Caras nuevas. (GEC)
Caras nuevas. (GEC)

La repulsa que la población siente por los políticos –personificados en los líderes partidarios y sus congresistas– no es reciente ni extraña, y tampoco podría describirse como un fenómeno exclusivo del Perú: basta darse una vuelta por Europa o los EEUU para darse cuenta de que no son pocas las democracias donde el fracaso de los políticos tradicionales viene llevando al poder a toda clase de aventureros y extremistas.

Podría decirse incluso que desde las elecciones presidenciales luego del catastrófico primer gobierno de Alan García (1990), que enfrentó a dos candidatos –Alberto Fujimori y Mario Vargas Llosa– sin afiliaciones directas a los partidos tradicionales del país, el Perú es casi un pionero histórico de esta tendencia, que por cierto no deja de dañar economías y democracias antaño sólidas.

La encuesta de Datum que Perú21 publica en la edición de hoy muestra que hay un deseo de la ciudadanía de apostar por caras nuevas, con menos rechazo. Paralelamente, los encuestados manifiestan una profunda aversión a instituciones como el Congreso de la República que el imaginario popular parece percibir como el sumidero de todo lo que la política representa en el Perú.

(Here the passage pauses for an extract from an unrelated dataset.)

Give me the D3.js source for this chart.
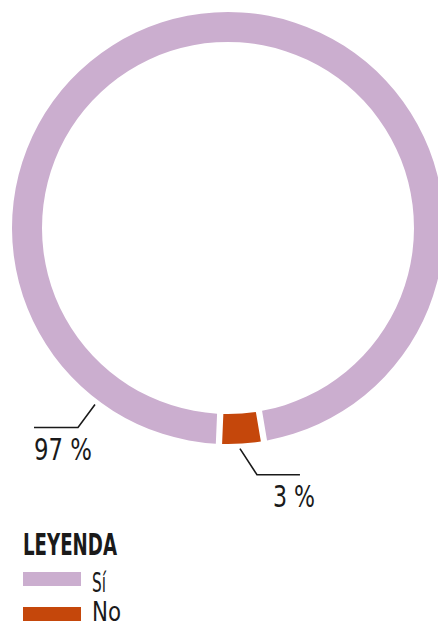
<!DOCTYPE html>
<html>
<head>
<meta charset="utf-8">
<script src="https://cdn.jsdelivr.net/npm/d3@7"></script>
<style>
  html, body { margin: 0; padding: 0; background: #fff; }
  svg { display: block; }
  text { font-family: "DejaVu Sans Condensed", "Liberation Sans", sans-serif; fill: #1a1a1a; }
</style>
</head>
<body>
<div id="chart"></div>
<script>
var categories = ["Sí", "No"]; // answer categories
var values = [97, 3]; // percentage of answers
var valueLabels = ["97 %", "3 %"]; // labels shown next to the ring
var colors = ["#cbaecf", "#c5470b"]; // slice colours

var width = 438, height = 623;
var cx = 228, cy = 228;
var outerR = 216, innerR = 186;

var svg = d3.select("#chart").append("svg")
    .attr("width", width)
    .attr("height", height);

var g = svg.append("g").attr("transform", "translate(" + cx + "," + cy + ")");

// start so that the small slice sits just right of the bottom
var deg = Math.PI / 180;
var start = 182.4 * deg;

var pie = d3.pie()
    .sort(null)
    .startAngle(start)
    .endAngle(start + 2 * Math.PI)
    .padAngle(0.022);

var arc = d3.arc()
    .innerRadius(innerR)
    .outerRadius(outerR);

var slices = pie(values);

g.selectAll("path.slice")
    .data(slices)
    .enter()
    .append("path")
    .attr("class", "slice")
    .attr("d", arc)
    .attr("fill", function(d, i) { return colors[i]; });

// leader lines: angle on the ring, elbow offset, flat part, label box
var leaders = [
    { angle: 217 * deg, ex: -17, ey: 23, len: -44, tx: 0, ty: 33, tw: 58, anchor: "start" },
    { angle: 176.9 * deg, ex: 17, ey: 26, len: 43, tx: 15, ty: 32, tw: 42, anchor: "end" }
];

function pointAt(a, r) {
    return [Math.sin(a) * r, -Math.cos(a) * r];
}

leaders.forEach(function(l, i) {
    var p0 = pointAt(l.angle, outerR + 5);
    var p1 = [p0[0] + l.ex, p0[1] + l.ey];
    var p2 = [p1[0] + l.len, p1[1]];
    g.append("polyline")
        .attr("points", [p0, p1, p2].map(function(p) { return p.join(","); }).join(" "))
        .attr("fill", "none")
        .attr("stroke", "#1a1a1a")
        .attr("stroke-width", 1.6);

    g.append("text")
        .attr("x", p2[0] + l.tx)
        .attr("y", p2[1] + l.ty)
        .attr("text-anchor", l.anchor)
        .attr("font-size", 30)
        .attr("textLength", l.tw)
        .attr("lengthAdjust", "spacingAndGlyphs")
        .text(valueLabels[i]);
});

// legend
var legend = svg.append("g").attr("transform", "translate(23,555)");

legend.append("text")
    .attr("x", 0)
    .attr("y", 0)
    .attr("font-size", 30)
    .attr("font-weight", "bold")
    .attr("textLength", 94)
    .attr("lengthAdjust", "spacingAndGlyphs")
    .text("LEYENDA");

var itemWidths = [14, 29];

var items = legend.selectAll("g.item")
    .data(categories)
    .enter()
    .append("g")
    .attr("class", "item")
    .attr("transform", function(d, i) { return "translate(0," + (17 + i * 35) + ")"; });

items.append("rect")
    .attr("width", 58)
    .attr("height", 14)
    .attr("fill", function(d, i) { return colors[i]; });

items.append("text")
    .attr("x", 69)
    .attr("y", function(d, i) { return i === 0 ? 20 : 14; })
    .attr("font-size", 27)
    .attr("textLength", function(d, i) { return itemWidths[i]; })
    .attr("lengthAdjust", "spacingAndGlyphs")
    .text(function(d) { return d; });
</script>
</body>
</html>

No es para menos, los despropósitos son pan de cada día bajo el techo del hemiciclo de la Plaza Bolívar. Blindajes grotescos, acosos sexuales, leyes con nombre propio, protección a delincuentes probados, troleo a periodistas, transfuguismo oportunista, títulos profesionales fraguados, denuncias y juicios que se estrellan contra la inmunidad parlamentaria… la lista es asaz extensa y tanto la prensa como las redes sociales andan saturadas con las hazañas de tanto padre de la patria que siempre se las arregla para llevar aún más abajo la pendiente de desprestigio.

Sin embargo, ya conocemos también los daños colaterales de semejante descalabro: la proliferación de malos outsiders que con el rollo antisistema no representan sino otro riesgo de que el aparente remedio sea peor que la enfermedad.